After months of debate, a ruling by the California Department of Public Health last week put an end to the most controversial part of a student DNA-testing project at the University of California at Berkeley, but now another debate has opened over how academic research will be affected.
Some researchers fear that the health department’s position on the Berkeley project could have broader implications for academic research in California, limiting the conditions under which subjects of research studies could learn about potential health issues. Others say those concerns are unfounded.

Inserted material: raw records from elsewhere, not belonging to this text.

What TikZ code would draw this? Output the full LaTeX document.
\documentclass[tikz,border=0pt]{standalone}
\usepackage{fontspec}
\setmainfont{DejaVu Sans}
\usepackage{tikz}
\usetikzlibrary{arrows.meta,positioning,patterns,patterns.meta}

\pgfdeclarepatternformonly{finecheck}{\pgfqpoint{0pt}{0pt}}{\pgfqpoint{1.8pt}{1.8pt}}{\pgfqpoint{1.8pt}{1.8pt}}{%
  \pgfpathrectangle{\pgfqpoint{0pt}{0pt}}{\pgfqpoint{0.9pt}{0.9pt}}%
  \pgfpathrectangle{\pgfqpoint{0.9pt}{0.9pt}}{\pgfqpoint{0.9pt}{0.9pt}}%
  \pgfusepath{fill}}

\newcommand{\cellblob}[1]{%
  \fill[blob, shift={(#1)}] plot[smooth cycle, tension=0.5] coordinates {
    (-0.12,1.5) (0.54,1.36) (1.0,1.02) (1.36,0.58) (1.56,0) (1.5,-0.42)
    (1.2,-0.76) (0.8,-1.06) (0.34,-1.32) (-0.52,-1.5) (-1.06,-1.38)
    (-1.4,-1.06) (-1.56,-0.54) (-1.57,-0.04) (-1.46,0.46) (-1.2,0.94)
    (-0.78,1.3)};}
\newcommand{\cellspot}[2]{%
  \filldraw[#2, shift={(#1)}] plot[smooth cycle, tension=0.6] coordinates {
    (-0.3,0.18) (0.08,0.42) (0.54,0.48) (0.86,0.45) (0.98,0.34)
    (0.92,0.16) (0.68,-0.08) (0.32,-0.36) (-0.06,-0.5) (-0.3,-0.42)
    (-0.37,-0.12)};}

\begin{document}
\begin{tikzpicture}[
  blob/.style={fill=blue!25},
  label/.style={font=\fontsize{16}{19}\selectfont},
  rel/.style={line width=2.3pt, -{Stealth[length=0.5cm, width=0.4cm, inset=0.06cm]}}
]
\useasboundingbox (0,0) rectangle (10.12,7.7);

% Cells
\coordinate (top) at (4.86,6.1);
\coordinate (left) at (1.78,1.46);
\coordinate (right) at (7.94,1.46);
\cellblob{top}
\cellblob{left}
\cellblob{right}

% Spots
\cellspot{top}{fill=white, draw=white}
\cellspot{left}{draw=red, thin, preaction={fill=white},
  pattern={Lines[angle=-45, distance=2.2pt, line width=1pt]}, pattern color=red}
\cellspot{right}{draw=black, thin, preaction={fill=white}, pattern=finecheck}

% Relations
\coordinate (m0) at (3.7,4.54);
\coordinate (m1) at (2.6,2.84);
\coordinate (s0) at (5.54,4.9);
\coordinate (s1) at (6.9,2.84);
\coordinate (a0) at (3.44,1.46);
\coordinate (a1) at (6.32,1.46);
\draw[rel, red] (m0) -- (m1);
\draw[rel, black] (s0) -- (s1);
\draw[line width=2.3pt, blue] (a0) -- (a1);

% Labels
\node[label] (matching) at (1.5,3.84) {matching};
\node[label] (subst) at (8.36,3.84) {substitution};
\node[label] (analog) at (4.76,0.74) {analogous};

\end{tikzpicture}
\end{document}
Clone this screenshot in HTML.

Berkeley’s plan to teach incoming freshmen about personal genetics by allowing them to obtain personal results for three genetic markers sparked a political firestorm. The program put Berkeley in the middle of a heated national debate over the ethics of personal DNA testing, driven by rapid scientific advances and the explosive growth of the personal-testing industry.
State lawmakers unsuccessfully tried to pass a bill to discourage the project, and advocacy groups and some researchers called the program unwise and potentially unethical. Last week, state health regulators said that as long as the program provided individual test results to students, it was subject to state regulations regarding clinical diagnostic tests. Those regulations require a doctor to be actively involved in the testing, and that the testing be done in a federally certified laboratory, both of which the Berkeley program lacked.
Lawyers at the University of California contend the ruling could have far-reaching effects on academic research. Under the state’s standard, they say, researchers who conduct studies on genetic material that do not now fall under the clinical regulations would be prevented from reporting results to participants, even if the results revealed a risk for a serious medical condition.
The department’s position could “have a deeply chilling effect on many types of legitimate and valuable activities that are currently undertaken at academic institutions every day throughout the country,” a lawyer for the university, Auburn K. Daily, wrote in an August 2 letter to the health department.
The health department position applies only to research done in California. But federal regulations that govern laboratory testing, known as the Clinical Laboratory Improvement Amendments, or CLIA, use similar language, raising concerns that the department’s position could influence the interpretations of other states.
Lawyers for the university declined an interview on the matter. But Hank Greely, a bioethicist at Stanford University who has been highly critical of the Berkeley DNA program, said he shared some of the university’s concerns about the apparent breadth of the Department of Public Health’s ruling.
For instance, he said, some genetic studies obtain DNA samples without intending to supply the results to their subjects. But if researchers notice that a research subject has a genetic variation that puts that person at a high risk for colon cancer, the researchers may want to notify the subject, even if the study does not meet the stricter guidelines that apply to medical testing.
“If the DPH takes the view that for us to tell you anything like that, it has to be done in the clinical lab, that could be a little disconcerting,” Mr. Greely said.
Some Say Worries Are Exaggerated
However, others said those concerns were overblown. Officials from the health department disagreed with the idea that their opinion had any broader implications for academic research.
Kevin Reilly, chief deputy director of policy and programs at the Department of Public Health, said in a written statement that the state law was designed to protect the public by ensuring that testing results are accurate and reliable.
“The law has a specific exemption for research laboratories that do research testing only and do not report individual results. Academic researchers on campuses across the state effectively conduct research every day under this exemption,” said Mr. Reilly, who declined to comment further.
The leader of one advocacy group that had called on Berkeley to end its DNA program also rejected the university’s claims, calling them a legal smoke screen designed to defend a poorly conceived program that ran headlong into existing law.
“Total foolishness,” Jeremy Gruber, president of the Council for Responsible Genetics, said of the concerns over the ruling.
“It has been long and well-established policy at the state and federal level that if you are going to test DNA and report individual health results back to an individual, you need a CLIA-certified lab, and you need a medical professional at some level involved in the program,” Mr. Gruber said.
Arthur L. Caplan, a bioethicist at the University of Pennsylvania, said the “recontact problem” raised by the reaction to the Berkeley program is real enough: How should researchers react when they find information that leads them to want to contact a subject?
“Researchers try to fumble around trying to decide, Are we qualified? Who’s going to pay for that? It’s not in our grants. Would we get in trouble?”
But Mr. Caplan said the legal questions around how researchers should be allowed to respond have long been muddy, and the Berkeley ruling would not clarify things.
“The opinion doesn’t create a problem,” Mr. Caplan said. “It recognizes a longstanding problem as being present in the Berkeley proposal.”